From the middle of the 18th fairway, a slight breeze at his back, he hit 5-iron into the thick grass surrounding a sunken bunker short of the green, Leonard chipped out to 12 feet and had that putt to win his second major. It again caught the lip, giving Singh and DiMarco new life.

"It's hard to win a tournament, much less a major, when you do that," Leonard said.

Nothing was easy on Sunday, when Whistling Straits beat up the best players with a combination of stiff wind and no water on the course overnight, which made it firm and hard. Plus, the longest course in major championship history was stretched to 7,536 yards by moving most pins to the back of the greens.

It wasn't a monster, but it had plenty of bite.

Mickelson found out in a hurry, taking a double-bogey on the par-3 third hole when he went into a bunker, blasted across the green, chipped about 5 feet long and missed the putt. Lefty spent the rest of the day trying to catch up, a tough task as the wind got stronger.

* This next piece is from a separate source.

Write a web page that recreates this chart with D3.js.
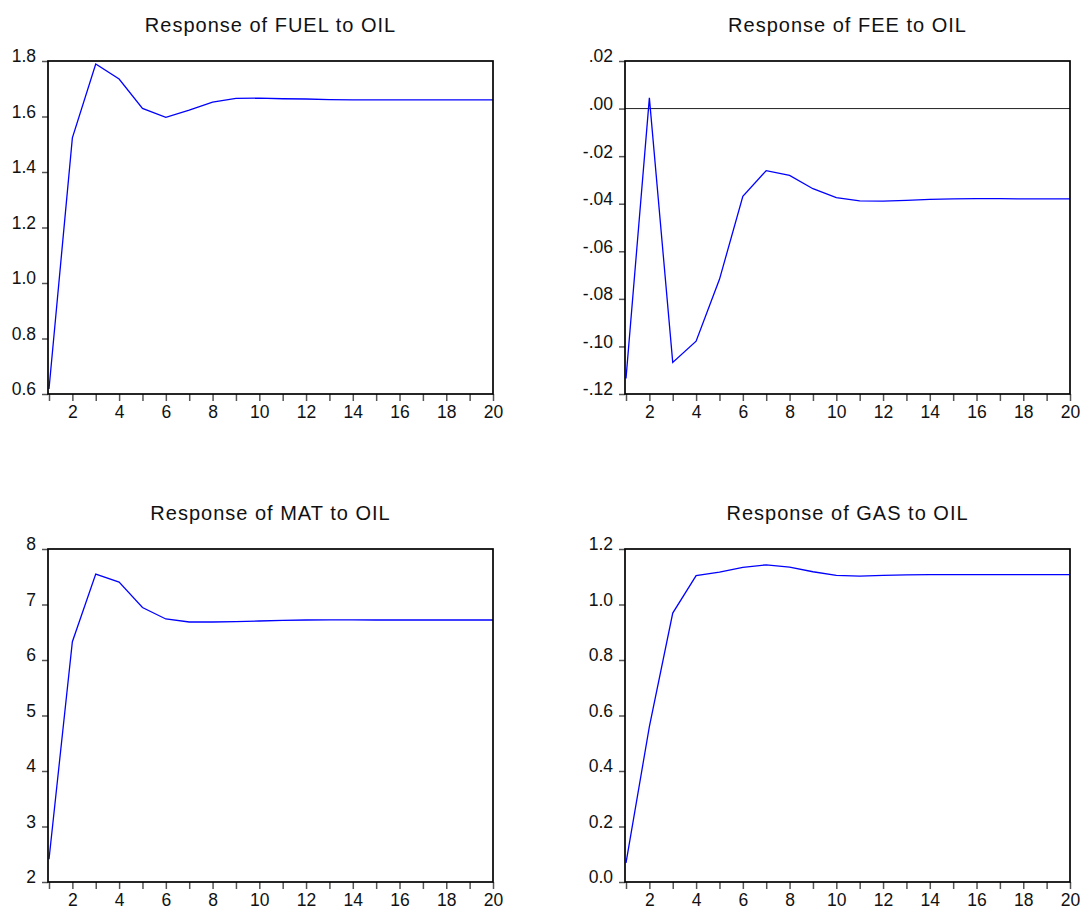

Singh suffered the deepest gash.

Tied for the lead with Leonard, he pulled his 4-iron down the side of the hill into a bunker. With no room in the sand to plant his feet, the 6-foot-3 Fijian had to stoop over to play his shot, and he couldn't quite get it up the hill, landing in another bunker on his way to a double-bogey.

Leonard, suddenly equipped with a two-shot lead, managed to escape significant damage with three straight par saves that signaled this might finally be his day at the PGA Championship after near-misses at Winged Foot in 1997 and Hazeltine two years ago.

But there was a slight hitch.

Standing over a 4-footer for par on the par-3 seventh, he had a chance to take a three-shot lead when he badly pulled the putt for his first bogey, and it was a sign of how the rest of the round would unfold.

Leonard twice had great birdie chances to put some room between him and Singh, but a 6-footer at the 11th and a 12-footer at the 12th never came close, and he missed four putts -- one of them for birdie -- over the final five holes. Any of them would have been enough to win.